* REQUIREMENTS: Under this line sits a listing. Repeat exactly and only its lines from the one holding "What matplotlib code" through the one holding "GRID = '#BEBEBE'"; skip pictures.

* MATERIAL FOR THE TASK:
● ● ● ● ● ● ●
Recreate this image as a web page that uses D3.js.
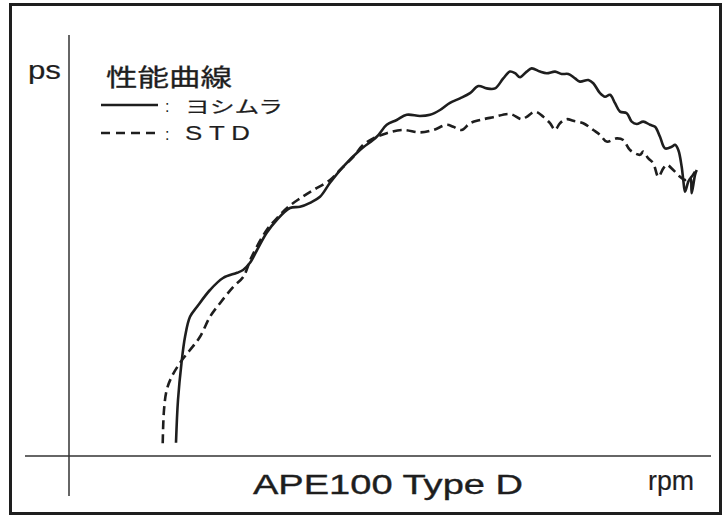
<!DOCTYPE html>
<html>
<head>
<meta charset="utf-8">
<script src="https://cdn.jsdelivr.net/npm/d3@7"></script>
<style>
  html, body { margin: 0; padding: 0; background: #fff; }
  svg { display: block; }
</style>
</head>
<body>
<svg id="chart" width="727" height="518"></svg>
<script>
// ---- data (rpm, ps) ----
const yoshimuraRpm = [3350,3375,3419,3463,3525,3613,3775,3938,4113,4188,4275,4363,4484,4609,4775,4900,5025,5150,5275,5438,5650,5859,5984,6109,6234,6400,6525,6650,6775,6900,7025,7129,7234,7338,7441,7525,7588,7650,7734,7796,7900,7984,8088,8171,8254,8338,8400,8504,8566,8650,8713,8775,8838,8900,8984,9046,9109,9191,9275,9338,9400,9463,9546,9588,9629,9671,9691,9713,9754,9784,9796,9838,9859];
const yoshimuraPs  = [0.33,1.40,2.33,2.98,3.48,3.73,4.15,4.45,4.58,4.65,4.83,5.15,5.58,5.90,6.20,6.23,6.33,6.48,6.83,7.23,7.65,7.98,8.28,8.40,8.53,8.50,8.53,8.65,8.83,8.94,9.07,9.25,9.19,9.19,9.44,9.61,9.57,9.47,9.61,9.69,9.61,9.57,9.61,9.55,9.55,9.44,9.36,9.40,9.32,9.07,8.98,9.03,8.82,8.61,8.57,8.36,8.30,8.36,8.28,8.23,7.98,7.69,7.73,7.78,7.65,7.23,6.90,6.61,6.86,6.95,6.57,7.03,7.15];

const stdRpm = [3184,3200,3234,3296,3400,3525,3650,3775,3900,4066,4191,4296,4484,4629,4754,4900,5066,5275,5400,5566,5691,5816,5984,6191,6400,6566,6734,6816,6921,7025,7150,7316,7525,7671,7734,7838,7941,8025,8088,8150,8234,8316,8441,8566,8650,8734,8859,8941,9025,9150,9191,9254,9316,9379,9441,9484,9566,9650,9713,9775,9838];
const stdPs  = [0.32,1.15,1.65,1.98,2.33,2.65,2.98,3.48,3.82,4.23,4.48,4.98,5.65,5.98,6.23,6.44,6.65,6.90,7.15,7.48,7.78,7.94,8.07,8.15,8.09,8.15,8.28,8.23,8.15,8.32,8.40,8.47,8.55,8.42,8.48,8.61,8.48,8.32,8.15,8.32,8.42,8.38,8.32,8.15,8.03,7.86,7.94,7.90,7.65,7.53,7.61,7.44,7.32,6.98,7.19,7.28,7.15,6.98,6.90,6.94,7.11];

const rpmDomain = [2000, 10000];
const psDomain  = [0, 10];

const titleText = "性能曲線";
const seriesNames = ["ヨシムラ", "S T D"];
const yLabel = "ps";
const xLabel = "rpm";
const modelText = "APE100 Type D";

// ---- drawing ----
const svg = d3.select("#chart");
const ink = "#1e1e1e";
const x = d3.scaleLinear().domain(rpmDomain).range([68, 708]);
const y = d3.scaleLinear().domain(psDomain).range([456, 56]);

// frame
svg.append("rect").attr("x", 10.5).attr("y", 4.5).attr("width", 710).attr("height", 509)
  .attr("fill", "none").attr("stroke", ink).attr("stroke-width", 3);

// axes (plain lines, no ticks)
svg.append("line").attr("x1", 69).attr("x2", 69).attr("y1", 35).attr("y2", 496)
  .attr("stroke", "#333").attr("stroke-width", 1.5);
svg.append("line").attr("x1", 25).attr("x2", 711).attr("y1", 456).attr("y2", 456)
  .attr("stroke", "#333").attr("stroke-width", 1.5);

const line = d3.line().x(d => x(d[0])).y(d => y(d[1])).curve(d3.curveCatmullRom.alpha(0.5));

const yosh = yoshimuraRpm.map((r, i) => [r, yoshimuraPs[i]]);
const std = stdRpm.map((r, i) => [r, stdPs[i]]);

svg.append("path").datum(std).attr("d", line)
  .attr("fill", "none").attr("stroke", ink).attr("stroke-width", 2.6)
  .attr("stroke-dasharray", "9,5");
svg.append("path").datum(yosh).attr("d", line)
  .attr("fill", "none").attr("stroke", ink).attr("stroke-width", 2.6)
  .attr("stroke-linejoin", "round");

// texts
const latin = "'Liberation Sans', Arial, sans-serif";
const cjk = "'Noto Sans CJK JP', sans-serif";

function label(txt, px, py, family, size, len, sw) {
  return svg.append("text").text(txt).attr("x", px).attr("y", py)
    .attr("font-family", family).attr("font-size", size).attr("fill", ink)
    .attr("stroke", ink).attr("stroke-width", sw)
    .attr("textLength", len).attr("lengthAdjust", "spacingAndGlyphs");
}

label(yLabel, 28, 79, latin, 26, 33, 0.2);
label(titleText, 106, 86, cjk, 24, 126, 0.3);

// legend
svg.append("line").attr("x1", 101).attr("x2", 158).attr("y1", 105).attr("y2", 105)
  .attr("stroke", ink).attr("stroke-width", 2.6);
svg.append("line").attr("x1", 101).attr("x2", 158).attr("y1", 133).attr("y2", 133)
  .attr("stroke", ink).attr("stroke-width", 2.6).attr("stroke-dasharray", "9,6");

[112, 140].forEach(by => {
  svg.append("text").text(":").attr("x", 165).attr("y", by)
    .attr("font-family", latin).attr("font-size", 16).attr("fill", ink);
});

label(seriesNames[0], 185, 113, cjk, 17, 98, 0.2);
label(seriesNames[1], 185, 140, latin, 21, 65, 0.2);

label(modelText, 253, 494, latin, 28, 270, 0.35);
label(xLabel, 648, 490, latin, 28, 46, 0.2);
</script>
</body>
</html>
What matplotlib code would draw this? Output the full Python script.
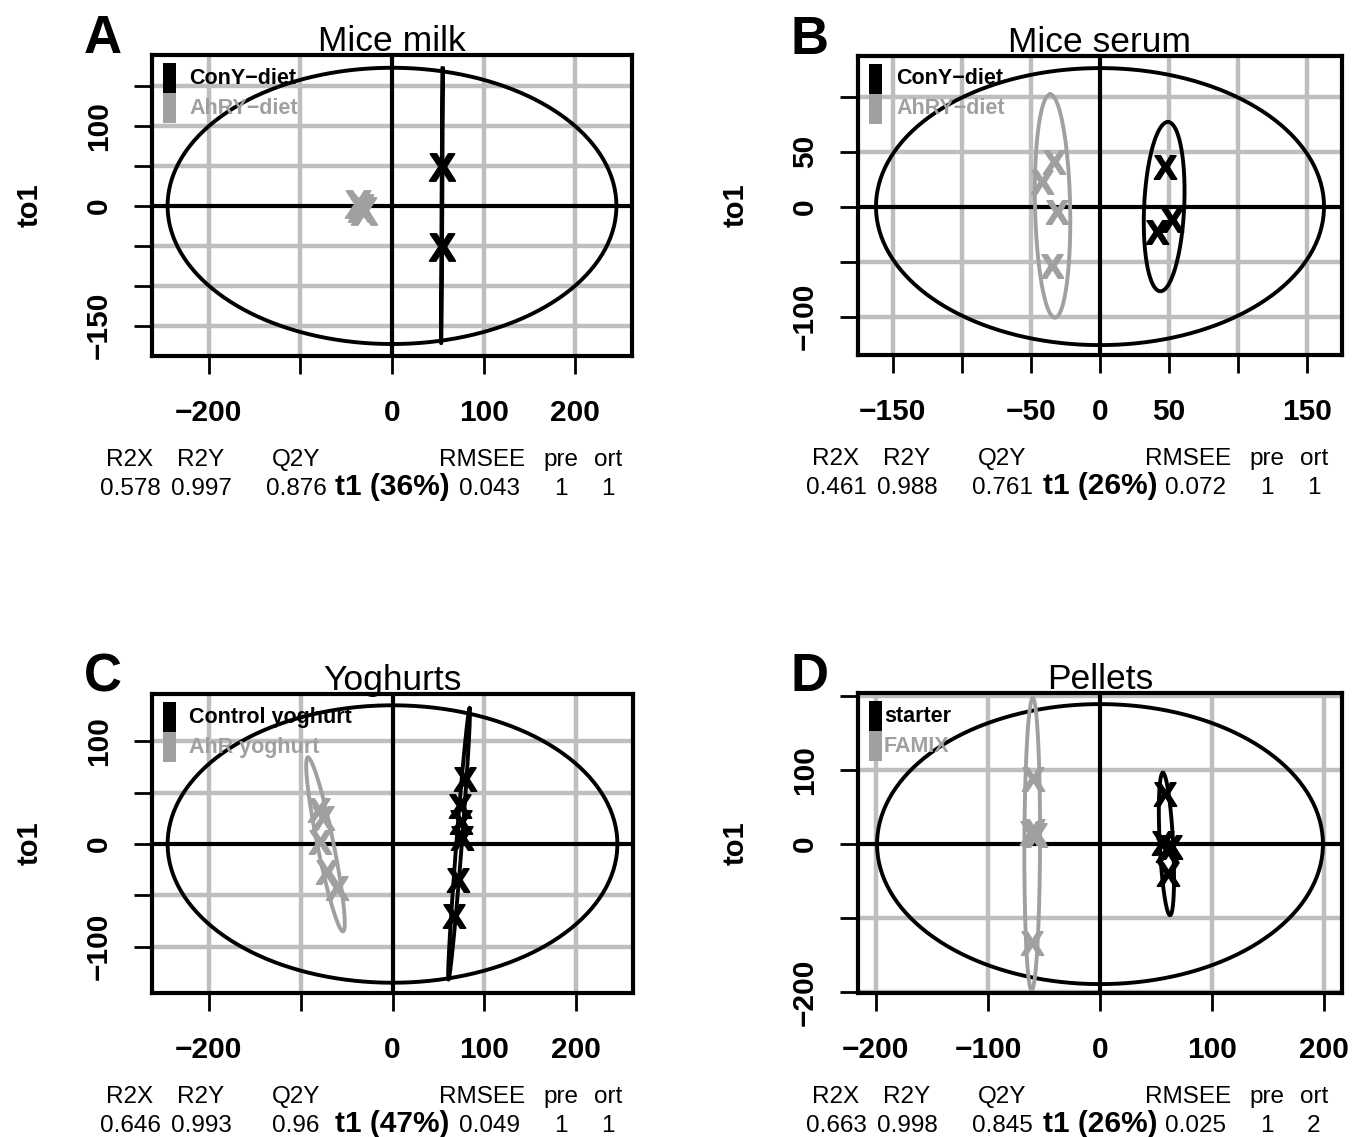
import numpy as np
import matplotlib
matplotlib.use('Agg')
import matplotlib.pyplot as plt
from matplotlib.patches import Rectangle

plt.rcParams['font.family'] = ['Liberation Sans', 'DejaVu Sans']
plt.rcParams['mathtext.fontset'] = 'custom'
plt.rcParams['mathtext.bf'] = 'Liberation Sans:bold'

W, H = 1352, 1137
BLACK = '#000000'
GREY = '#A0A0A0'
GRID = '#BEBEBE'

# ---- panel A: mice milk
a_con_t1 = [55, 55]
a_con_to1 = [49, -51]
a_ahr_t1 = [-37, -34, -31]
a_ahr_to1 = [2, -3, -6]
a_con_ell = [54.5, 0, 0.8, 172, 0.4]      # cx, cy, dx, dy, w
a_ahr_ell = [-34, -2, 3, 5, 1]
a_outer = [245, 173]
a_stats = ['0.578', '0.997', '0.876', '0.043', '1', '1']
a_pct = 36

# ---- panel B: mice serum
b_con_t1 = [47, 52, 41]
b_con_to1 = [36, -12, -23]
b_ahr_t1 = [-33, -42, -31, -35]
b_ahr_to1 = [41, 22, -5, -54]
b_con_ell = [46.4, 0, 2.7, 77, 14.5]
b_ahr_ell = [-34.3, 0.5, -1.7, 101.5, 12.7]
b_outer = [162, 126]
b_stats = ['0.461', '0.988', '0.761', '0.072', '1', '1']
b_pct = 26

# ---- panel C: yoghurts
c_con_t1 = [79, 73, 75, 76, 71, 67]
c_con_to1 = [63, 37, 21, 6, -35, -70]
c_ahr_t1 = [-80, -76, -79, -71, -60]
c_ahr_to1 = [33, 25, 2, -27, -43]
c_con_ell = [72.5, 0, 11.5, 132, 3]
c_ahr_ell = [-73, -0.5, -19, 84.5, 9]
c_outer = [245, 135]
c_stats = ['0.646', '0.993', '0.96', '0.049', '1', '1']
c_pct = 47

# ---- panel D: pellets
d_con_t1 = [58, 56, 60, 63, 61]
d_con_to1 = [68, 2, -8, -4, -40]
d_ahr_t1 = [-60, -62, -57, -59, -61]
d_ahr_to1 = [88, 15, 12, 18, -133]
d_con_ell = [59.3, 0, -3.2, 96, 6]
d_ahr_ell = [-60.5, 0, 0.5, 197, 7]
d_outer = [199, 189]
d_stats = ['0.663', '0.998', '0.845', '0.025', '1', '2']
d_pct = 26

stat_names = ['R2X', 'R2Y', 'Q2Y', 'RMSEE', 'pre', 'ort']
name_dx = [-22, 49, 144, 330, 409, 456]
val_dx = [-22, 49, 144, 337, 409, 456]

fig = plt.figure(figsize=(W / 100, H / 100), dpi=100)


def fpos(x, y):
    return x / W, 1 - y / H


def panel(box, letter, title, xlim, ylim, xticks, xlabs, yticks, ylabs,
          outer, con, ahr, con_ell, ahr_ell, names, leg_dx, stats, pct, msize):
    l, t, r, b = box
    ax = fig.add_axes([l / W, 1 - b / H, (r - l) / W, (b - t) / H])
    ax.set_xlim(*xlim)
    ax.set_ylim(*ylim)
    for v in xticks:
        if v != 0:
            ax.axvline(v, color=GRID, lw=3.2, zorder=0)
    for v in yticks:
        if v != 0:
            ax.axhline(v, color=GRID, lw=3.2, zorder=0)
    ax.axvline(0, color=BLACK, lw=3, zorder=1)
    ax.axhline(0, color=BLACK, lw=3, zorder=1)

    tt = np.linspace(0, 2 * np.pi, 300)
    ax.plot(outer[0] * np.cos(tt), outer[1] * np.sin(tt), color=BLACK, lw=2.8, zorder=3)
    for ell, col in [(con_ell, BLACK), (ahr_ell, GREY)]:
        cx, cy, dx, dy, w = ell
        ax.plot(cx + dx * np.cos(tt) + w * np.sin(tt), cy + dy * np.cos(tt),
                color=col, lw=2.8, zorder=3)
    for (xs, ys), col in [(ahr, GREY), (con, BLACK)]:
        ax.scatter(xs, ys, marker=r'$\mathbf{X}$', s=msize, color=col,
                   edgecolors=col, linewidths=1.3, zorder=4)

    ax.set_xticks(xticks)
    ax.set_xticklabels(xlabs)
    ax.set_yticks(yticks)
    ax.set_yticklabels(ylabs, rotation=90, va='center')
    ax.tick_params(direction='out', length=13, width=2, labelsize=21.5, color=BLACK)
    ax.tick_params(axis='x', pad=18)
    ax.tick_params(axis='y', pad=15)
    for lab in ax.get_xticklabels() + ax.get_yticklabels():
        lab.set_fontweight('bold')
    for sp in ax.spines.values():
        sp.set_linewidth(3)
        sp.set_zorder(5)

    # legend
    for i, col in enumerate([BLACK, GREY]):
        x0, y0 = fpos(l + 11, t + 38 + 30 * i)
        fig.patches.append(Rectangle((x0, y0), 13 / W, 30 / H, transform=fig.transFigure,
                                     facecolor=col, edgecolor='none', zorder=2))
        fig.text(*fpos(l + leg_dx, t + 23 + 30 * i), names[i], color=col,
                 fontsize=15.5, fontweight='bold', ha='left', va='center', zorder=2)

    # titles and labels
    fig.text(*fpos((l + r) / 2, t - 4), title, fontsize=25.5, ha='center', va='baseline')
    fig.text(*fpos(l - 49, t - 2), letter, fontsize=38, fontweight='bold',
             ha='center', va='baseline')
    fig.text(*fpos(l - 122, (t + b) / 2), 'to1', fontsize=21, fontweight='bold',
             rotation=90, ha='center', va='center')

    # model summary
    for name, val, ndx, vdx in zip(stat_names, stats, name_dx, val_dx):
        fig.text(*fpos(l + ndx, b + 110), name, fontsize=17.5, ha='center', va='baseline')
        fig.text(*fpos(l + vdx, b + 139), val, fontsize=17.5, ha='center', va='baseline')
    fig.text(*fpos((l + r) / 2, b + 139), 't1 (%d%%)' % pct, fontsize=21.5,
             fontweight='bold', ha='center', va='baseline')


M = '\u2212'
panel((152, 55, 632, 356), 'A', 'Mice milk', (-262, 262), (-188, 189),
      [-200, -100, 0, 100, 200], [M + '200', '', '0', '100', '200'],
      [-150, -100, -50, 0, 50, 100, 150], [M + '150', '', '', '0', '', '100', ''],
      a_outer, (a_con_t1, a_con_to1), (a_ahr_t1, a_ahr_to1), a_con_ell, a_ahr_ell,
      ['ConY\u2212diet', 'AhRY\u2212diet'], 37, a_stats, a_pct, 380)

panel((858, 56, 1342, 355), 'B', 'Mice serum', (-175, 175), (-135, 137),
      [-150, -100, -50, 0, 50, 100, 150], [M + '150', '', M + '50', '0', '50', '', '150'],
      [-100, -50, 0, 50, 100], [M + '100', '', '0', '50', ''],
      b_outer, (b_con_t1, b_con_to1), (b_ahr_t1, b_ahr_to1), b_con_ell, b_ahr_ell,
      ['ConY\u2212diet', 'AhRY\u2212diet'], 38, b_stats, b_pct, 280)

panel((152, 694, 633, 993), 'C', 'Yoghurts', (-262, 262), (-145, 146),
      [-200, -100, 0, 100, 200], [M + '200', '', '0', '100', '200'],
      [-100, -50, 0, 50, 100], [M + '100', '', '0', '', '100'],
      c_outer, (c_con_t1, c_con_to1), (c_ahr_t1, c_ahr_to1), c_con_ell, c_ahr_ell,
      ['Control yoghurt', 'AhR yoghurt'], 37, c_stats, c_pct, 280)

panel((858, 693, 1342, 993), 'D', 'Pellets', (-216, 216), (-201, 204),
      [-200, -100, 0, 100, 200], [M + '200', M + '100', '0', '100', '200'],
      [-200, -100, 0, 100, 200], [M + '200', '', '0', '100', ''],
      d_outer, (d_con_t1, d_con_to1), (d_ahr_t1, d_ahr_to1), d_con_ell, d_ahr_ell,
      ['starter', 'FAMIX'], 26, d_stats, d_pct, 280)

fig.savefig('out.png', dpi=100)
● ● ● ● ● ● ●
* ANSWER TO THIS PROBLEM:
What matplotlib code would draw this? Output the full Python script.
import numpy as np
import matplotlib
matplotlib.use('Agg')
import matplotlib.pyplot as plt
from matplotlib.patches import Rectangle

plt.rcParams['font.family'] = ['Liberation Sans', 'DejaVu Sans']
plt.rcParams['mathtext.fontset'] = 'custom'
plt.rcParams['mathtext.bf'] = 'Liberation Sans:bold'

W, H = 1352, 1137
BLACK = '#000000'
GREY = '#A0A0A0'
GRID = '#BEBEBE'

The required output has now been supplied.